3) Austrian fans: In general the fans of Euro 2008 were great – although don’t mind a handful of trouble-makers, a few petty nationalisms and high prices. But I liked the Austrian fans, who gave their otherwise petty national team excellent good-humoured support which surely gave the players and extra incentive.
2) Turkish tenacity: The “crazy” Turks showed how much it matters never to give up, and for that they gave us some memorable matches in Euro 2008: Their amazing come-back against the Czechs, the incredible last-second equalizer against Croatia, and their spirited fight against the Germans were all examples of good ole’ fashioned spirit, and many teams could learn from this.
1) Spain: Spain were the best of the tournament, firstly because they finally managed to win a major tournament, and secondly because of how they did it; they played brilliantly.

Wednesday, July 02, 2008

Littla Kaffistofan in Iceland

I have been in the Faroe Islands and Iceland for some time now (In fact, I watched the Euro 2008 final in a small café/restaurant in Borgarnes).

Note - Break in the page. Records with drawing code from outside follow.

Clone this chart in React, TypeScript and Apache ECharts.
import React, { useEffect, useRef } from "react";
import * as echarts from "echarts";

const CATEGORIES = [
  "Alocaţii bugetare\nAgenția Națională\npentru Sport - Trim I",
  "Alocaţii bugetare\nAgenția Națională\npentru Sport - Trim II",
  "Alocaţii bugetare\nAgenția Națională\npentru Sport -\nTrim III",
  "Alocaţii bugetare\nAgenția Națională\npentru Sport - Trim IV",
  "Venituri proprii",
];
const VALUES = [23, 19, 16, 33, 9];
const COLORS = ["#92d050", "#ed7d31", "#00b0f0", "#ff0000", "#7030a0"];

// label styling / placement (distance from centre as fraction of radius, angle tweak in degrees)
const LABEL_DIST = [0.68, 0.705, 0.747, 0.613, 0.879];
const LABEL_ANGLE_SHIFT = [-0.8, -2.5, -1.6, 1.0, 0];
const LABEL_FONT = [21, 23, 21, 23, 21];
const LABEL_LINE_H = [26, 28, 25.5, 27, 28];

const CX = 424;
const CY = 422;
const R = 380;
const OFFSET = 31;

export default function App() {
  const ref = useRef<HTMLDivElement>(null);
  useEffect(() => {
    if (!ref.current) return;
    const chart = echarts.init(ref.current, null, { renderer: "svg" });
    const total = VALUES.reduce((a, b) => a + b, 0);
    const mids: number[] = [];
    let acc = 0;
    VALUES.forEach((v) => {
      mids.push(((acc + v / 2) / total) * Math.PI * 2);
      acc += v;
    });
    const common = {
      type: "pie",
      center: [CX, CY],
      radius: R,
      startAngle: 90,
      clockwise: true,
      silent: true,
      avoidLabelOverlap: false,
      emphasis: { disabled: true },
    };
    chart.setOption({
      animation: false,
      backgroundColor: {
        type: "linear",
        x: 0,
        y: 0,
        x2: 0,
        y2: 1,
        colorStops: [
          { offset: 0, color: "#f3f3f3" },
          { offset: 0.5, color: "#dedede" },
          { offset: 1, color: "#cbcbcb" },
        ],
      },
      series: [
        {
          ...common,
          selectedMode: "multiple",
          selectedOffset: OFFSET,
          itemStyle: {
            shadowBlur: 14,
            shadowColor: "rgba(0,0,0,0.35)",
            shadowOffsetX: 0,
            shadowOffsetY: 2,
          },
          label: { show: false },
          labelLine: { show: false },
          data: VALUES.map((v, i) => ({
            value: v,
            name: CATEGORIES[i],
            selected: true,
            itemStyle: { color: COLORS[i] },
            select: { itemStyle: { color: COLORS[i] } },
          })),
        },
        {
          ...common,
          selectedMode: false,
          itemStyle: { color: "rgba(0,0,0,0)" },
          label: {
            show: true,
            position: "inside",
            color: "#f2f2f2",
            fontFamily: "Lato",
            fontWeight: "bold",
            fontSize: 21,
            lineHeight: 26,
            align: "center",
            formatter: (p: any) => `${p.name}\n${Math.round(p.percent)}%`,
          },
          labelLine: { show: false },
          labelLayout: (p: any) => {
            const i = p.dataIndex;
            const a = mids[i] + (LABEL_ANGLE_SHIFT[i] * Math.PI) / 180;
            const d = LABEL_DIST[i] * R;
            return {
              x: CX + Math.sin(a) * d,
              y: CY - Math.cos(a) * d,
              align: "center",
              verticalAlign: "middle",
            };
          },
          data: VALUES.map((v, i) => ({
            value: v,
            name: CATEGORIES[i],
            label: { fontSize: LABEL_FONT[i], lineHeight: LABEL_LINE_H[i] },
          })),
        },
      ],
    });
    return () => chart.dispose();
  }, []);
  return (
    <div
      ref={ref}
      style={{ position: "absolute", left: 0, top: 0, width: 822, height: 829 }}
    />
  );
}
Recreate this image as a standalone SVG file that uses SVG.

And well, have just had underlined the fact that there are football fanatics in every corner of the world:
We had been driving for some one hundred km, when we decided to have a cup of coffee in a small non-descript road-cafeteria in a very desolate place: Littla Kaffistofan.
When we got inside the little café, we could see we were in a football-fanatic home: every inch of the walls were covered by flags, pictures, posters, shirts of teams from all over the world, as well as pictures of players and autographs. One small side-room was dedicated exclusevily to Icelandic players, of which, I am ashamed to say, I only know Eidur Gudjohnsen.
I believe we were somewhere between Hveragerdi and Reykyavik, and I would recommend anyone who likes football to check it out, since it was one of the nicest football places I have ever visited.